Going on to take his Masters degree and then working part-time as an instructor while progressing to his PhD, Stoner reinvents himself as a scholar and teacher. (He reminds me of the Scots ‘lad o’ pairts’ who is spotted in his early years in the parish school and encouraged to blossom by his teachers and the whole education system, goes on to the High School and University and finds, as one sad consequence, he can no longer talk with his parents about topics of mutual interest and yet, because of his origins, is not entirely accepted by his more sophisticated peers.) In his final year, Stoner’s English tutor talks to him seriously.
Sloane tapped the folder of papers on his desk. “I am informed by these records that you come from a farming community. I take it that your parents are farm people?”
“And do you intend to return to the farm after you receive your degree here?”
“No, sir,” Stoner said, and the decisiveness of his voice surprised him. He thought with some wonder of the decision he had suddenly made.
Sloane nodded. “I should imagine a serious student of literature might find his skills not precisely suited to the persuasion of the soil.”
“I won’t go back,” Stoner said as if Sloane had not spoken. “I don’t know what I’ll do exactly.” He looked at his hands and said to them, “I can’t quite realise that I’ll be through so soon, that I’ll be leaving University at the end of the year.”
Sloane said casually, “There is, of course, no absolute need for you to leave. I take it that you have no independent means?”
Stoner shook his head.
“But don’t you know, Mr Stoner?” Sloane asked. Don’t you understand about yourself yet? You’re going to be a teacher.”
“How can you tell? How can you be sure?”
“It’s love, Mr Stoner,” Sloane said cheerfully. “You are in love. It’s as simple as that.” [pp. 19/20]
Stoner does love English literature but he is still in some respects a naïve and awkward farm boy. This is pointed up when, at a University event, he catches sight of Edith Elaine Bostwick, is smitten, and asks a colleague for help.
“I want you to introduce me,” Stoner said. He felt his face warm. “Do you know her?”
“Sure,” Finch said. The start of a grin began to tug at his mouth. “She’s some kind of cousin of the dean’s, down from St Louis, visiting an aunt.” The grin widened. “Old Bill. What do you know. Sure, I’ll introduce you. Come on.” [p. 48]

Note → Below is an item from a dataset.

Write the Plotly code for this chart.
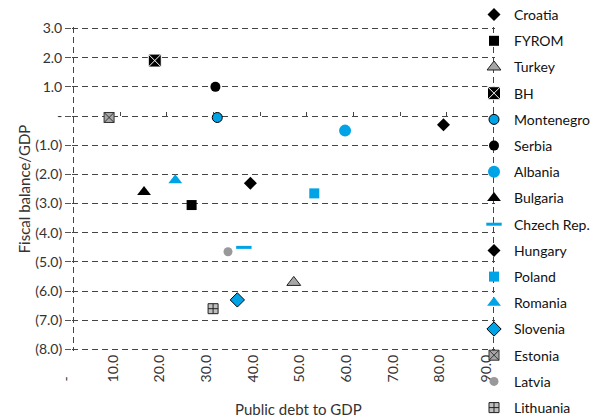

Alas, of all the women in the room, Elaine was probably the worst choice but they were neither to know this until after they married only a few months later. John Williams does not spare her in his character sketch.

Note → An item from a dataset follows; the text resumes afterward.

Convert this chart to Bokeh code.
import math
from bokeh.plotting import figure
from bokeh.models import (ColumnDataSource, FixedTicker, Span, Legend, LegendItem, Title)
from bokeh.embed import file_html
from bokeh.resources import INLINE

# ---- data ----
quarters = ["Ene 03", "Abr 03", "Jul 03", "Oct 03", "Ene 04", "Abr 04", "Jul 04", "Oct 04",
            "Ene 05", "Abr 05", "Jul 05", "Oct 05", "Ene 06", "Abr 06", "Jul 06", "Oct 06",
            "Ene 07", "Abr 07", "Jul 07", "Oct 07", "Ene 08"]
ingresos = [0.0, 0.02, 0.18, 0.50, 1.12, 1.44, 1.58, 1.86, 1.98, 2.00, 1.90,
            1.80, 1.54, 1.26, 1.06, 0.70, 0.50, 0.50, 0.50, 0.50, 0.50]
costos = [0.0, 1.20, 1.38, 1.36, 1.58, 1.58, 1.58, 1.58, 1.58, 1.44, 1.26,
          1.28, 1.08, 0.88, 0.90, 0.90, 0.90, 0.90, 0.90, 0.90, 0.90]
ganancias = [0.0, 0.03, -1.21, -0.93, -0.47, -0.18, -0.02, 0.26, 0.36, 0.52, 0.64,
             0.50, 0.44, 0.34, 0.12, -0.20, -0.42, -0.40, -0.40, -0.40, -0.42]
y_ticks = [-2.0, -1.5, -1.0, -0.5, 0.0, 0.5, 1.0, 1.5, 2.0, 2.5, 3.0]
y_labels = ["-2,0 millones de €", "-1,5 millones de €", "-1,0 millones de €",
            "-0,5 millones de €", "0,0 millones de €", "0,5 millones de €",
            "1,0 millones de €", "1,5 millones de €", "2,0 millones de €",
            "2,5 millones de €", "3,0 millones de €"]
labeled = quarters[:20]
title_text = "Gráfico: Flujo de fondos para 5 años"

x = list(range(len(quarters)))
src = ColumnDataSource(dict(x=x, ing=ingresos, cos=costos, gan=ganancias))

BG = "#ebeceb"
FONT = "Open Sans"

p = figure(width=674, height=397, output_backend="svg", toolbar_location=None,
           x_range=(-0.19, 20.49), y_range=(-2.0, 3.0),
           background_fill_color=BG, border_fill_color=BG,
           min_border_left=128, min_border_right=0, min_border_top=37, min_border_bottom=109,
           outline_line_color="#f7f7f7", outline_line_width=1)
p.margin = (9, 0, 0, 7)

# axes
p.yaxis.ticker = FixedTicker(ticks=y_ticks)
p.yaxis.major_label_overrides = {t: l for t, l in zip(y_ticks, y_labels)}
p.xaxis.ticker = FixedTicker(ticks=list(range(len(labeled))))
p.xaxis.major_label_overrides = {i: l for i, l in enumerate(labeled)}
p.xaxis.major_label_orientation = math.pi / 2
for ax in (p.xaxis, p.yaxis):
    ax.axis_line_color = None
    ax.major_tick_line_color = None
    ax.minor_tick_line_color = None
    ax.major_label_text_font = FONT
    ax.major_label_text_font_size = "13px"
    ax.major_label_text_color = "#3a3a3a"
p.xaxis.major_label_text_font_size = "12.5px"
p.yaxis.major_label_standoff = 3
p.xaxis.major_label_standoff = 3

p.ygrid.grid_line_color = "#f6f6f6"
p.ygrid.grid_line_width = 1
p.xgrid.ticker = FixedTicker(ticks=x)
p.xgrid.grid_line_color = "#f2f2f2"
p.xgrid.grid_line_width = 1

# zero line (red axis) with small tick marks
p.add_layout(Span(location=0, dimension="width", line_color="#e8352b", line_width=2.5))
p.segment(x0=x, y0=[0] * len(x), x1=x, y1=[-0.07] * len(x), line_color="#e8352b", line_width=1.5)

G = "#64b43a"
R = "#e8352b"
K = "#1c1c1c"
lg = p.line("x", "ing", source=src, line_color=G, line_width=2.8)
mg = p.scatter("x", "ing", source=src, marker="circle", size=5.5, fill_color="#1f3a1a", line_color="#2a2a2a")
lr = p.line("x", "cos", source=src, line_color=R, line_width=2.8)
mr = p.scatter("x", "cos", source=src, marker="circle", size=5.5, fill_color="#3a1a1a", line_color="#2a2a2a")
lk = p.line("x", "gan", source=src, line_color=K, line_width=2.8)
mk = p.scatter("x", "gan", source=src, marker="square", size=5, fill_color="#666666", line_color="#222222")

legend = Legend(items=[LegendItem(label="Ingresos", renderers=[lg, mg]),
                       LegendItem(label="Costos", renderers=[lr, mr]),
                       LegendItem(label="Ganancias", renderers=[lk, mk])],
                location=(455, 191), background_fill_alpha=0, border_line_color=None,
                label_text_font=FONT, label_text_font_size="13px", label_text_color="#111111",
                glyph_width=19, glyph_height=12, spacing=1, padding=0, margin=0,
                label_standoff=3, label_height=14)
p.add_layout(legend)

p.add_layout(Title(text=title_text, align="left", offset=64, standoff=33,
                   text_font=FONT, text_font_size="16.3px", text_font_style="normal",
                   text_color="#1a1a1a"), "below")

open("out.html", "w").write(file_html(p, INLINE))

She was educated upon the premise that she would be protected from the gross events that life might thrust in her way, and upon the premise that she had no other duty than to be a graceful and accomplished accessory to that protection, since she belonged to a social and economic class to which protection was an almost sacred obligation. She attended private schools for girls where she learned to read, to write, and to do simple arithmetic; in her leisure she was encouraged to do needlepoint, to play the piano, to paint water colors, and to discuss some of the more gentle works of literature. She was also instructed in matters of dress, carriage, ladylike diction, and morality.
Her moral training, both at the schools she attended and at home, was negative in nature, prohibitive in intent, and almost entirely sexual. The sexuality, however, was indirect and unacknowledged; therefore it suffused every other part of her education, which received most of its energy from that recessive and unspoken moral force. She learned that she would have duties toward her husband and family and that she must fulfill them. [p. 54]
The nature of these duties becomes clear on their disastrous wedding night and sets the pattern for a life in which, Stoner realises, he will have to compromise, and do it her way! There is one brief period when Edith suddenly craves motherhood and demands sex until she becomes pregnant but seldom if ever thereafter. They pursue their separate lives and Stoner rises very slowly to the level of tenured associate professor, very much in love with his only child, Grace.
University politics and personalities do intrude when he declines promotion to Head of Department and the newly appointed Head and he manage to fall out spectacularly, a rancorous feud that persists for the rest of Stoner’s life. He also crosses swords with an erratic and, in Stoner’s view, incompetent student whom he wants to fail but the Head of Department wants to pass with distinction, maybe because both are physically handicapped. By this time, Stoner has fallen in love with a young graduate student and it is their affair that is both the most glorious and, inevitably, the most tragic event of his life.
John Williams prose is matter-of-fact, never florid but is masterful in the way it moves events forward relentlessly. Subtle wit is uncovered in every paragraph; a book to savour and to reread to which I will give a well-deserved 8.5 out of 10.